The book is more than just pictures, though, it's the history of Detroit from its beginnings as a French fur trapper rendezvous, to its peak as the machining capital of the US, and the decline that began with white families moving to the suburbs, essentially strangling the city center. In the 1980s businesses began to leave Detroit and the ruins of today took shape; but the ruins themselves aren't confined to the city center or businesses--they include the older neighborhoods and suburbs of Detroit, as well. The place where the industry for which Detroit became known, cars, began in Highland Park, where Ford started his first assembly line and Woodward Avenue became the very first paved mile. Today Highland Park is more a ghost town than not, with some houses literally taken over by trees, and no city services. The photographs of the Highland Park police station, completely abandoned, show the floors littered with files of murder victims and evidence of the man who killed them--some of the creepiest photographs in a book full of eerie and creepy shots. As Meffre and Marchand put it, "Everything began and everything seems to be ending in [Highland Park]."

The photographs themselves are, on one level, very beautiful--the framing and color is so intriguing, capturing the texture and romance of something that many would probably consider an eyesore. But there's also a sadness to them, especially coming in the wake of recent financial troubles all over the world. One can't help but finish this book and wonder, Is the American dream dead?

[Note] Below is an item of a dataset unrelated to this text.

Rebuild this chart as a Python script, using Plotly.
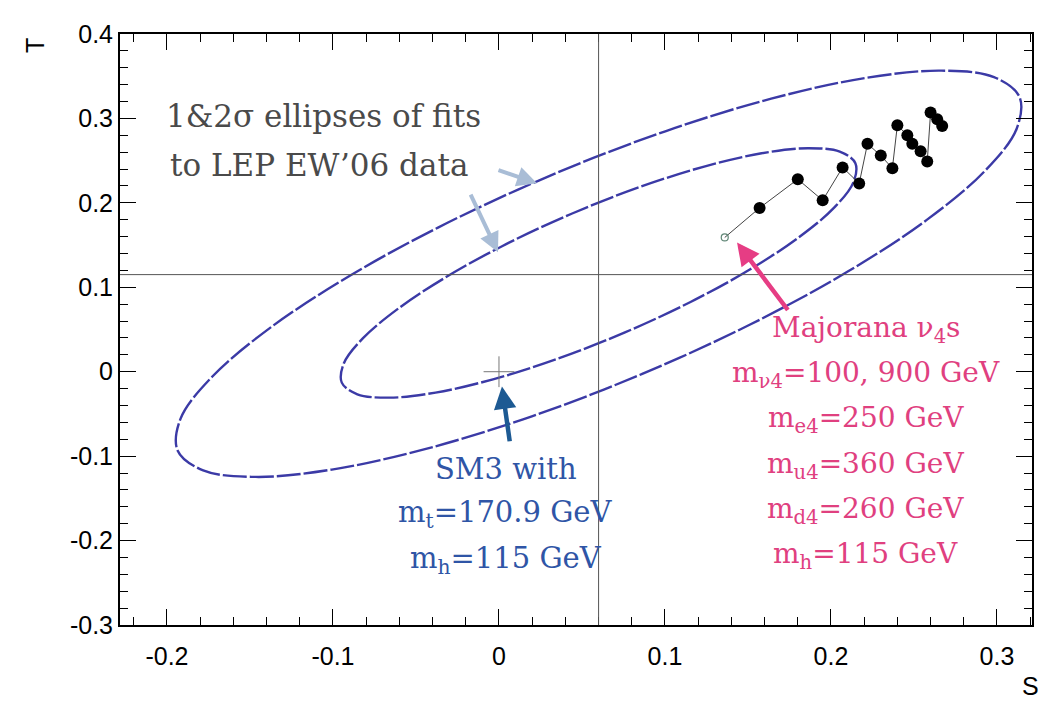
import plotly.graph_objects as go

# ---- data ----
# 2-sigma (outer) ellipse contour, S and T
outer_S = [0.3136, 0.3118, 0.2928, 0.2579, 0.2096, 0.1510, 0.0863, 0.0198, -0.0440, -0.1007, -0.1465, -0.1782,
           -0.1936, -0.1918, -0.1728, -0.1379, -0.0896, -0.0310, 0.0337, 0.1002, 0.1640, 0.2207, 0.2665, 0.2982, 0.3136]
outer_T = [0.3253, 0.2875, 0.2380, 0.1801, 0.1180, 0.0556, -0.0026, -0.0528, -0.0914, -0.1159, -0.1246, -0.1169,
           -0.0933, -0.0555, -0.0060, 0.0519, 0.1140, 0.1764, 0.2346, 0.2848, 0.3234, 0.3479, 0.3566, 0.3489, 0.3253]
# 1-sigma (inner) ellipse contour
inner_S = [0.2147, 0.2135, 0.2019, 0.1806, 0.1511, 0.1154, 0.0759, 0.0354, -0.0036, -0.0382, -0.0661, -0.0853,
           -0.0947, -0.0935, -0.0819, -0.0606, -0.0311, 0.0046, 0.0441, 0.0846, 0.1236, 0.1582, 0.1861, 0.2053, 0.2147]
inner_T = [0.2469, 0.2243, 0.1943, 0.1591, 0.1210, 0.0826, 0.0466, 0.0154, -0.0090, -0.0247, -0.0307, -0.0267,
           -0.0129, 0.0097, 0.0397, 0.0749, 0.1130, 0.1514, 0.1874, 0.2186, 0.2430, 0.2587, 0.2647, 0.2607, 0.2469]
# Majorana nu4 scan points
maj_S = [0.136, 0.157, 0.180, 0.195, 0.207, 0.217, 0.222, 0.230, 0.237, 0.240, 0.246, 0.249, 0.254, 0.258, 0.260, 0.264, 0.267]
maj_T = [0.159, 0.194, 0.228, 0.203, 0.242, 0.223, 0.270, 0.256, 0.241, 0.292, 0.280, 0.270, 0.261, 0.249, 0.307, 0.299, 0.291]
# SM3 reference point
sm_S = [0.0]
sm_T = [0.0]
# fit centre (cross-hair lines)
centre_S = 0.06
centre_T = 0.115

x_ticks = [-0.2, -0.1, 0, 0.1, 0.2, 0.3]
x_labels = ["-0.2", "-0.1", "0", "0.1", "0.2", "0.3"]
y_ticks = [-0.3, -0.2, -0.1, 0, 0.1, 0.2, 0.3, 0.4]
y_labels = ["-0.3", "-0.2", "-0.1", "0", "0.1", "0.2", "0.3", "0.4"]

sm_lines = ["SM3 with", "m<sub>t</sub>=170.9 GeV", "m<sub>h</sub>=115 GeV"]
maj_lines = ["Majorana ν<sub>4</sub>s", "m<sub>ν4</sub>=100, 900 GeV", "m<sub>e4</sub>=250 GeV",
             "m<sub>u4</sub>=360 GeV", "m<sub>d4</sub>=260 GeV", "m<sub>h</sub>=115 GeV"]
fit_lines = ["1&amp;2σ ellipses of fits", "to LEP EW’06 data"]

ELL = "#3b3aa6"
SERIF = "DejaVu Serif, Liberation Serif, serif"
SANS = "Liberation Sans Narrow, Liberation Sans, Arial, sans-serif"

fig = go.Figure()

# cross-hair lines through fit centre
fig.add_shape(type="line", xref="x", yref="paper", x0=centre_S, x1=centre_S, y0=0, y1=1,
              line=dict(color="#555555", width=1))
fig.add_shape(type="line", xref="paper", yref="y", x0=0, x1=1, y0=centre_T, y1=centre_T,
              line=dict(color="#555555", width=1))

for s, t in [(outer_S, outer_T), (inner_S, inner_T)]:
    fig.add_trace(go.Scatter(x=s, y=t, mode="lines",
                             line=dict(color=ELL, width=2.4, dash="24px,3px", shape="spline", smoothing=1.0),
                             hoverinfo="skip", showlegend=False))

fig.add_trace(go.Scatter(x=maj_S, y=maj_T, mode="lines", line=dict(color="#444444", width=1), showlegend=False))
fig.add_trace(go.Scatter(x=maj_S[1:], y=maj_T[1:], mode="markers",
                         marker=dict(color="black", size=12, symbol="circle"), showlegend=False))
fig.add_trace(go.Scatter(x=maj_S[:1], y=maj_T[:1], mode="markers",
                         marker=dict(color="#5f8575", size=7, symbol="circle-open", line=dict(width=1.2, color="#5f8575")),
                         showlegend=False))
fig.add_trace(go.Scatter(x=sm_S, y=sm_T, mode="markers",
                         marker=dict(symbol="cross-thin-open", size=22, color="#777777",
                                     line=dict(color="#777777", width=1)),
                         showlegend=False))

ann = []
# fit text
for i, txt in enumerate(fit_lines):
    ann.append(dict(x=-0.2015 + 0.002 * i, y=0.303 - 0.058 * i, xref="x", yref="y", text=txt, showarrow=False,
                    xanchor="left", yanchor="middle", font=dict(family=SERIF, size=31, color="#4a4a4a")))
# SM3 text
for i, txt in enumerate(sm_lines):
    ann.append(dict(x=0.004, y=-0.115 - 0.054 * i, xref="x", yref="y", text=txt, showarrow=False,
                    xanchor="center", yanchor="middle", font=dict(family=SERIF, size=29, color="#2f55a6")))
# Majorana text
for i, txt in enumerate(maj_lines):
    ann.append(dict(x=0.221, y=0.050 - 0.0535 * i, xref="x", yref="y", text=txt, showarrow=False,
                    xanchor="center", yanchor="middle", font=dict(family=SERIF, size=28, color="#e0407f")))

# arrows
arrows = [
    (0.1434, 0.153, 0.1747, 0.0713, "#e63d84", 4.5),
    (0.0018, -0.0175, 0.0066, -0.0841, "#1d5a93", 4.5),
    (0.0229, 0.2231, -0.0012, 0.2395, "#a9bdd6", 4),
    (-0.0006, 0.1414, -0.0175, 0.2114, "#a9bdd6", 4),
]
for hx, hy, tx, ty, col, w in arrows:
    ann.append(dict(x=hx, y=hy, ax=tx, ay=ty, xref="x", yref="y", axref="x", ayref="y", text="",
                    showarrow=True, arrowhead=2, arrowsize=1.0, arrowwidth=w, arrowcolor=col))

# axis titles
ann.append(dict(x=-0.093, y=0.98, xref="paper", yref="paper", text="T", showarrow=False, textangle=-90,
                xanchor="center", yanchor="middle", font=dict(family=SANS, size=25, color="black")))
ann.append(dict(x=0.998, y=-0.103, xref="paper", yref="paper", text="S", showarrow=False,
                xanchor="center", yanchor="middle", font=dict(family=SANS, size=25, color="black")))

# page body has an 8px margin: figure is sized to fit inside the window
fig.update_layout(
    width=1049, height=699,
    margin=dict(l=112, r=25, t=18, b=82),
    paper_bgcolor="white", plot_bgcolor="white",
    font=dict(family=SANS, size=24, color="black"),
    showlegend=False,
    annotations=ann,
    xaxis=dict(range=[-0.2283, 0.3211], tickvals=x_ticks, ticktext=x_labels, ticks="inside", ticklen=16,
               tickwidth=1, tickcolor="black", showline=True, linecolor="black", linewidth=2, mirror="allticks",
               showgrid=False, zeroline=False, ticklabelstandoff=8,
               tickfont=dict(family=SANS, size=25, color="black"),
               minor=dict(dtick=0.02, tick0=0, ticks="inside", ticklen=8, tickcolor="black", tickwidth=1, showgrid=False)),
    yaxis=dict(range=[-0.3, 0.4], tickvals=y_ticks, ticktext=y_labels, ticks="inside", ticklen=16,
               tickwidth=1, tickcolor="black", showline=True, linecolor="black", linewidth=2, mirror="allticks",
               showgrid=False, zeroline=False,
               tickfont=dict(family=SANS, size=25, color="black"),
               minor=dict(dtick=0.02, tick0=0, ticks="inside", ticklen=8, tickcolor="black", tickwidth=1, showgrid=False)),
)

fig.write_html("out.html")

As someone who lives in Colorado, I've seen my share of ghost towns. But those are little mining shacks out in the middle of nowhere, relatively small boom towns completely stripped of clues as to what its inhabitants were like. Detroit is an entire city, with paved roads and beautiful architecture, that hosted a lot of big dreams, most of which (judging by these photos) have literally gone to seed. Residents of US are so rarely confronted with signs that civilizations don't last forever, but one can't help but consider as one reads through this book that this this what all our cities are going to come to eventually.

This is not a happy book. You will not feel optimistic about the future of America after reading it. But it is an excellent book, one that will stick with you, and one I highly recommend.

Note: I made the book trailer, above, for my own amusement.